Is Nobel Laureate Randy Scheckman being a hypocrite? Bollocks.

Whoa. Some serious debate flying around after the newly minted Nobel Laureate and Editor-in-Chief of eLife wrote that journals like Nature, Cell, and Science are damaging science

On one side you find the supporters, such as co-founder of PLOS and UC Berkeley Professor Mike Eisen, who hopes Randy’s actions can inspire others. In the other corner are the haters shouting hypocrisy.

The way I see it, Randy had two options:

1. Say/do nothing at all, and thus inspire no one to take action.

2. Do what he did.

I’m on Randy’s side here. If we’re going to start making the changes that are needed within academia then someone must speak up, even it comes laden with ad hominem attacks of hypocrisy and conflicts of interest. And note my own COI as a co-founder of the Open Access journal PeerJ.

Let’s examine the fallacies of the naysayers’ arguments:

1. Sheckman’s words ring hollow because eLife, like CNS (Cell, Nature, Science), has a high rejection rate, even though it is Open Access. As editor-in-chief of eLife he has a conflict of interest and should not make such statements.

This argument is ignoring the actual message and its possible impact. Whether eLife is a luxury journal or not doesn’t change the message being told. Same with the conflict of interest. Those are all separate issues from the message and how people can act on it.

Additionally, it’s naive to think that everyone boycotting CNS would all of a sudden 1) start publishing with eLife and 2) that other publishing options (PeerJ, PLOS, small society journals, F1000Research, preprints, etc) wouldn’t grow.

2. Even if everyone boycotts CNS, it won’t change things because the next three highest impact factor journals will replace them.

This is a non sequitur argument and the silliest one of all. It ignores the fact that if CNS actually did go out of business, then Sheckman’s words will have achieved an f'ignly astounding result. Do these naysayers actually believe if everyone boycotted CNS that it wouldn’t have other knock-on effects within the overall academic debate on impact factor? 

What would really happen if everyone were to boycott CNS is that our funding bodies, governments, academic departments, etc would take notice. It will have meant that academics’ habits have actually changed.
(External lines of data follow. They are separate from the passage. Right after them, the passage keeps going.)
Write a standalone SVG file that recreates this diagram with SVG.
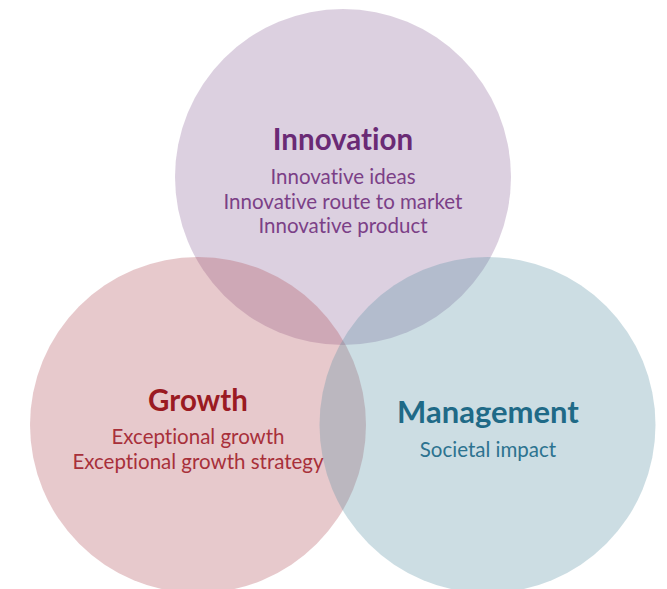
<svg xmlns="http://www.w3.org/2000/svg" width="667" height="589" viewBox="0 0 667 589">
<style>
.c{fill-opacity:0.3;stroke:none}
text{font-family:Lato,"Noto Sans",sans-serif;text-anchor:middle;font-variant-ligatures:none;font-feature-settings:"liga" 0}
.t{font-weight:bold;font-size:29.5px}
.s{font-size:20.5px}
.pi{fill:#6a2a75}
.ps{fill:#7b3f87}
.gi{fill:#9a1a22}
.gs{fill:#a8303a}
.mi{fill:#1f6a87}
.ms{fill:#2c7390}
</style>
<rect width="667" height="589" fill="#ffffff"/>
<g id="innovation">
<circle class="c" cx="343" cy="177" r="168" fill="#8a6299"/>
</g>
<g id="growth">
<circle class="c" cx="198" cy="425" r="168" fill="#af4b55"/>
</g>
<g id="management">
<circle class="c" cx="487.5" cy="425" r="168" fill="#558ea2"/>
</g>
<g id="labels">
<text class="t pi" x="343" y="150">Innovation</text>
<text class="s ps" x="343" y="184">Innovative ideas</text>
<text class="s ps" x="343" y="209">Innovative route to market</text>
<text class="s ps" x="343" y="233">Innovative product</text>
<text class="t gi" x="198" y="411">Growth</text>
<text class="s gs" x="198" y="444">Exceptional growth</text>
<text class="s gs" x="198" y="469">Exceptional growth strategy</text>
<text class="t mi" x="488" y="423" style="font-size:31px">Management</text>
<text class="s ms" x="488" y="457">Societal impact</text>
</g>
</svg>
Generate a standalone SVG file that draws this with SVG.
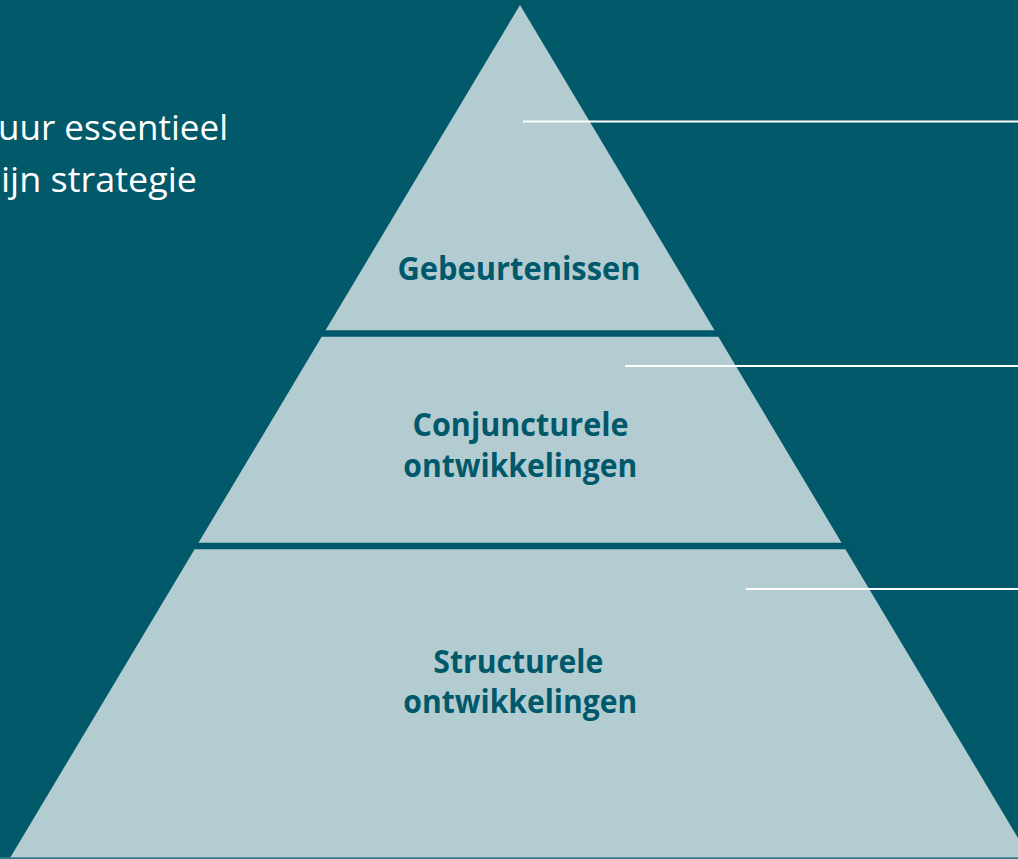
<svg xmlns="http://www.w3.org/2000/svg" width="1018" height="859" viewBox="0 0 1018 859">
  <style>
    .lbl { font-family: "Open Sans", "Liberation Sans", sans-serif; font-weight: bold; font-size: 32px; fill: #00596A; text-anchor: middle; }
    .intro { font-family: "Open Sans", "Liberation Sans", sans-serif; font-size: 34.5px; fill: #FFFFFF; }
    .sep { stroke: #00566A; stroke-width: 6.5; stroke-linecap: round; }
    .lead { stroke: #FFFFFF; stroke-width: 2; }
  </style>
  <rect x="0" y="0" width="1018" height="859" fill="#01596A"/>
  <g id="intro">
    <text class="intro" x="-2" y="140" textLength="230" lengthAdjust="spacingAndGlyphs">uur essentieel</text>
    <text class="intro" x="1" y="192" textLength="196" lengthAdjust="spacingAndGlyphs">ijn strategie</text>
  </g>
  <g id="pyramid">
    <polygon points="520,5 10,858 1030,858" fill="#B3CCD2"/>
    <line x1="0" y1="858" x2="1018" y2="858" stroke="#3F8090" stroke-width="1.5"/>
  </g>
  <g id="connectors">
    <line class="sep" x1="320" y1="333.5" x2="722" y2="333.5"/>
    <line class="sep" x1="196" y1="546" x2="855" y2="546"/>
    <line class="lead" x1="523" y1="121.5" x2="1018" y2="121.5"/>
    <line class="lead" x1="625" y1="366" x2="1018" y2="366"/>
    <line class="lead" x1="746" y1="589" x2="1018" y2="589"/>
  </g>
  <g id="node-gebeurtenissen">
    <text class="lbl" x="519" y="279.5" textLength="243" lengthAdjust="spacingAndGlyphs">Gebeurtenissen</text>
  </g>
  <g id="node-conjuncturele">
    <text class="lbl" x="520.5" y="436" textLength="216" lengthAdjust="spacingAndGlyphs">Conjuncturele</text>
    <text class="lbl" x="520.3" y="477" textLength="234" lengthAdjust="spacingAndGlyphs">ontwikkelingen</text>
  </g>
  <g id="node-structurele">
    <text class="lbl" x="518.3" y="673" textLength="170" lengthAdjust="spacingAndGlyphs">Structurele</text>
    <text class="lbl" x="520.3" y="713" textLength="234" lengthAdjust="spacingAndGlyphs">ontwikkelingen</text>
  </g>
</svg>
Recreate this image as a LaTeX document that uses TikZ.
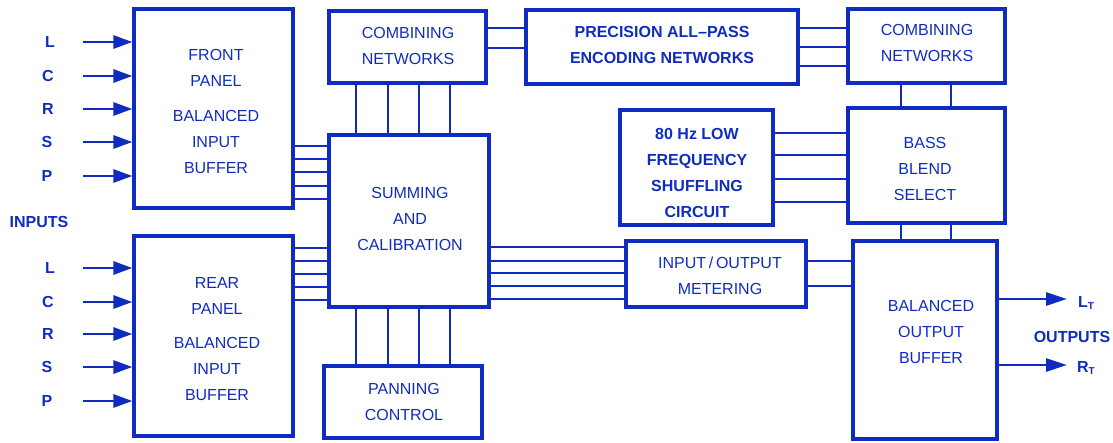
\documentclass[tikz,border=0pt]{standalone}
\usepackage{fontspec}
\setmainfont{Liberation Sans}
\usetikzlibrary{arrows.meta}
\definecolor{ink}{RGB}{16,44,192}
\begin{document}
\begin{tikzpicture}[x=1pt,y=-1pt,
  blk/.style={draw=ink, line width=3.2pt, rectangle, inner sep=0pt},
  wire/.style={draw=ink, line width=2.8pt},
  sigarrow/.style={wire, -{Triangle[length=19pt,width=13pt]}},
  txt/.style={text=ink, align=center, inner sep=0pt, font=\fontsize{16}{26}\selectfont},
  btxt/.style={text=ink, align=center, inner sep=0pt, font=\bfseries\fontsize{16}{26}\selectfont},
  lbl/.style={text=ink, inner sep=0pt, font=\bfseries\fontsize{16}{18}\selectfont},
]
\useasboundingbox (0,0) rectangle (1113,442);

% ---- blocks ----
\node[blk, minimum width=159pt, minimum height=199pt] (front) at (213.5,108.5) {};
\node[blk, minimum width=159pt, minimum height=200pt] (rear)  at (213.5,336) {};
\node[blk, minimum width=157pt, minimum height=72pt]  (comb1) at (407.5,47) {};
\node[blk, minimum width=160pt, minimum height=172pt] (sum)   at (409,221) {};
\node[blk, minimum width=158pt, minimum height=72pt]  (pan)   at (403,402) {};
\node[blk, minimum width=272pt, minimum height=74pt]  (prec)  at (662,47) {};
\node[blk, minimum width=153pt, minimum height=115pt] (lowf)  at (696.5,167.5) {};
\node[blk, minimum width=180pt, minimum height=66pt]  (meter) at (716,274) {};
\node[blk, minimum width=157pt, minimum height=74pt]  (comb2) at (926.5,46) {};
\node[blk, minimum width=157pt, minimum height=115pt] (bass)  at (926.5,165.5) {};
\node[blk, minimum width=144pt, minimum height=198pt] (outbuf) at (925,340) {};

% ---- block captions ----
\node[txt] (front-t) at (216,111) {FRONT\\PANEL\\[9pt]BALANCED\\INPUT\\BUFFER};
\node[txt] (rear-t)  at (217,339.5) {REAR\\PANEL\\[8pt]BALANCED\\INPUT\\BUFFER};
\node[txt] (comb1-t) at (408,45.5) {COMBINING\\NETWORKS};
\node[txt] (sum-t)   at (410,219) {SUMMING\\AND\\CALIBRATION};
\node[txt] (pan-t)   at (404,401.5) {PANNING\\CONTROL};
\node[btxt] (prec-t) at (662,45) {PRECISION ALL\textendash PASS\\ENCODING NETWORKS};
\node[btxt] (lowf-t) at (697,173) {80 Hz LOW\\FREQUENCY\\SHUFFLING\\CIRCUIT};
\node[txt] (meter-t) at (720,275.5) {INPUT\,/\,OUTPUT\\METERING};
\node[txt] (comb2-t) at (927,43) {COMBINING\\NETWORKS};
\node[txt] (bass-t)  at (925,169) {BASS\\BLEND\\SELECT};
\node[txt] (outbuf-t) at (931,332) {BALANCED\\OUTPUT\\BUFFER};

% ---- inputs ----
\foreach \n/\t/\lx/\y in {fL/L/50/42, fC/C/48/76, fR/R/48/109, fS/S/47/142, fP/P/47/176}{
  \node[lbl] (lab-\n) at (\lx,\y) {\t};
  \coordinate (src-\n) at (83,\y);
  \draw[sigarrow] (src-\n) -- (front.west |- src-\n);
}
\foreach \n/\t/\lx/\y in {rL/L/50/268, rC/C/48/302, rR/R/48/334, rS/S/47/367, rP/P/47/401}{
  \node[lbl] (lab-\n) at (\lx,\y) {\t};
  \coordinate (src-\n) at (83,\y);
  \draw[sigarrow] (src-\n) -- (rear.west |- src-\n);
}
\node[lbl] (inputs) at (39,222) {INPUTS};

% ---- buses between blocks ----
\foreach \y in {146,159,172,186,199}
  \draw[wire] (front.east |- 0,\y) -- (sum.west |- 0,\y);
\foreach \y in {248,261,274,287,300}
  \draw[wire] (rear.east |- 0,\y) -- (sum.west |- 0,\y);
\foreach \x in {356,388,419,450}
  \draw[wire] (comb1.south -| \x,0) -- (sum.north -| \x,0);
\foreach \x in {356,388,419,450}
  \draw[wire] (sum.south -| \x,0) -- (pan.north -| \x,0);
\foreach \y in {28,48}
  \draw[wire] (comb1.east |- 0,\y) -- (prec.west |- 0,\y);
\foreach \y in {28,47,66}
  \draw[wire] (prec.east |- 0,\y) -- (comb2.west |- 0,\y);
\foreach \x in {901,951}
  \draw[wire] (comb2.south -| \x,0) -- (bass.north -| \x,0);
\foreach \y in {133,155,179,202}
  \draw[wire] (lowf.east |- 0,\y) -- (bass.west |- 0,\y);
\foreach \x in {901,951}
  \draw[wire] (bass.south -| \x,0) -- (outbuf.north -| \x,0);
\foreach \y in {247,261,273,286,299}
  \draw[wire] (sum.east |- 0,\y) -- (meter.west |- 0,\y);
\foreach \y in {261,286}
  \draw[wire] (meter.east |- 0,\y) -- (outbuf.west |- 0,\y);

% ---- outputs ----
\coordinate (dstL) at (1067,299);
\coordinate (dstR) at (1067,365);
\draw[wire, -{Triangle[length=21pt,width=13pt]}] (outbuf.east |- dstL) -- (dstL);
\draw[wire, -{Triangle[length=21pt,width=13pt]}] (outbuf.east |- dstR) -- (dstR);
\node[lbl] (lab-LT) at (1086,303) {L\raisebox{-2.5pt}{\fontsize{10}{10}\selectfont T}};
\node[lbl] (lab-RT) at (1086,368) {R\raisebox{-2.5pt}{\fontsize{10}{10}\selectfont T}};
\node[lbl] (outputs) at (1072,337) {OUTPUTS};
\end{tikzpicture}
\end{document}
That will lead to other changes. It won’t just lead to the next three journals replacing CNS; that conclusion is unsupported as can be.

3. Sheckman can only say boycott CNS now that he has secured his Nobel prize after publishing more than 40 times in those journals. Younger scientists don’t have that option.

This is an ad hominem argument. Again, whether Sheckman is being a hypocrite or not has no bearing on the message that things must change in order to improve scientific research. Whether younger scientists have the luxuries that Sheckman has now or not has no bearing on the message. The message is “things must change.”

That we’re now debating the merits of Sheckman’s call means what he said is already having an impact. And let’s remember that most hearing his message are not academics, but the public who are unaware of the issues at hand, but still have the power to change things through their elected officials.

If a Nobel Laureate isn’t allowed to state these things, then who is allowed? Reality is that everyone’s allowed, but not everyone has the voice that Randy now has. He can choose to remain silent, or he can try to have an impact that perhaps may help eLife, but will undoubtedly help advance science and other publishing experiments that are sorely needed. A rising tide raises all ships.

Finally, whether his words will have any real results at the end of the day or not isn’t a reason to stay silent. When we’re trying to push the boundaries we go into action knowing full well that failure is a possibility. If success were guaranteed then we’d have no need for inspiration.

Kudos to Randy Sheckman for having the courage to do what he did, despite knowing the heat he’d take. That makes him more worthy of the Nobel than ever.